Where You'll Find 4-Link Suspensions 🔧

Many full-size trucks and body-on-frame SUVs use a variation of this design from the factory. Some use it with coil springs (offering more wheel travel and a smoother ride), while others pair it with leaf springs in a modified multi-link arrangement. High-performance and off-road vehicles often use purpose-built 4-link setups with adjustable link lengths and angles.

Common factory applications have included:

• Full-size domestic trucks and SUVs (various model years)
• Jeep Wrangler and similar off-road platforms
• Some rear-wheel-drive performance cars and muscle cars

Aftermarket 4-link kits are also widely sold for vehicles that left the factory with leaf spring or other rear suspension designs, particularly when owners want to lift the vehicle or improve off-road articulation.

What Wears Out and What Gets Repaired

The links themselves are generally durable, but the bushings at each mounting point wear over time.
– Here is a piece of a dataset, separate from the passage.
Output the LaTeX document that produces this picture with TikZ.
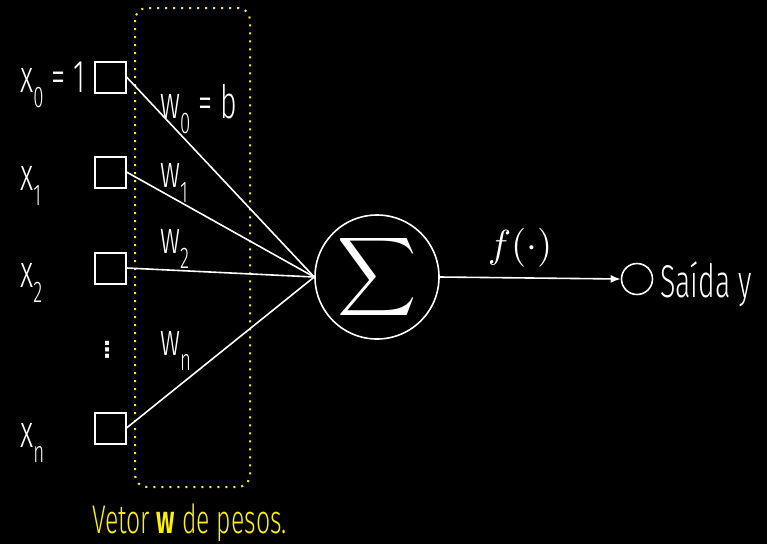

These rubber or polyurethane bushings absorb vibration and allow slight movement as the suspension cycles. When they wear out, you may notice:

• Clunking or popping sounds over bumps
• Wandering or loose steering feel at the rear
• Uneven tire wear
• Vibration through the floor or seats

Bushing replacement is one of the more common 4-link maintenance tasks. The bushings can be pressed out and replaced without replacing the entire control arm — though on high-mileage or corroded vehicles, replacing the whole arm assembly is sometimes more practical.

Control arm replacement becomes necessary when the arm itself is bent (from impact or off-road damage), cracked, or when the bushing seats are too deteriorated to accept new bushings properly. Some aftermarket arms include upgraded bushings or heavier-gauge steel for improved durability.

Pinion angle correction is another service that comes up after a lift or lowering job. Changing the ride height changes the angle at which the driveshaft meets the differential — if that angle gets too steep or misaligned, driveline vibration and U-joint wear follow. Adjustable control arms (with rod-end or cam adjustments) allow the installer to dial in the correct angle.

Variables That Shape Repair Outcomes

What makes a 4-link repair straightforward on one vehicle can make it complicated on another. Key factors include:

• Vehicle age and corrosion: On older trucks in rust-prone regions, seized bolts and corroded subframe mounting points can turn a simple bushing job into a multi-hour repair
• Lift height: Lifted vehicles may require aftermarket adjustable arms to restore proper geometry
• Original vs. aftermarket components: Some aftermarket kits use non-standard hardware, which affects parts sourcing and labor time
• Shop labor rates: Vary considerably by region and shop type
• DIY feasibility: Bushing replacement typically requires a press, and control arm work requires proper torquing of fasteners at ride height — which matters for bushing longevity

Repair costs vary widely depending on whether you're replacing bushings only, full control arm assemblies, or doing a complete geometry correction after a suspension modification. Parts prices range from modest to significant depending on the vehicle platform and whether OEM or aftermarket components are used.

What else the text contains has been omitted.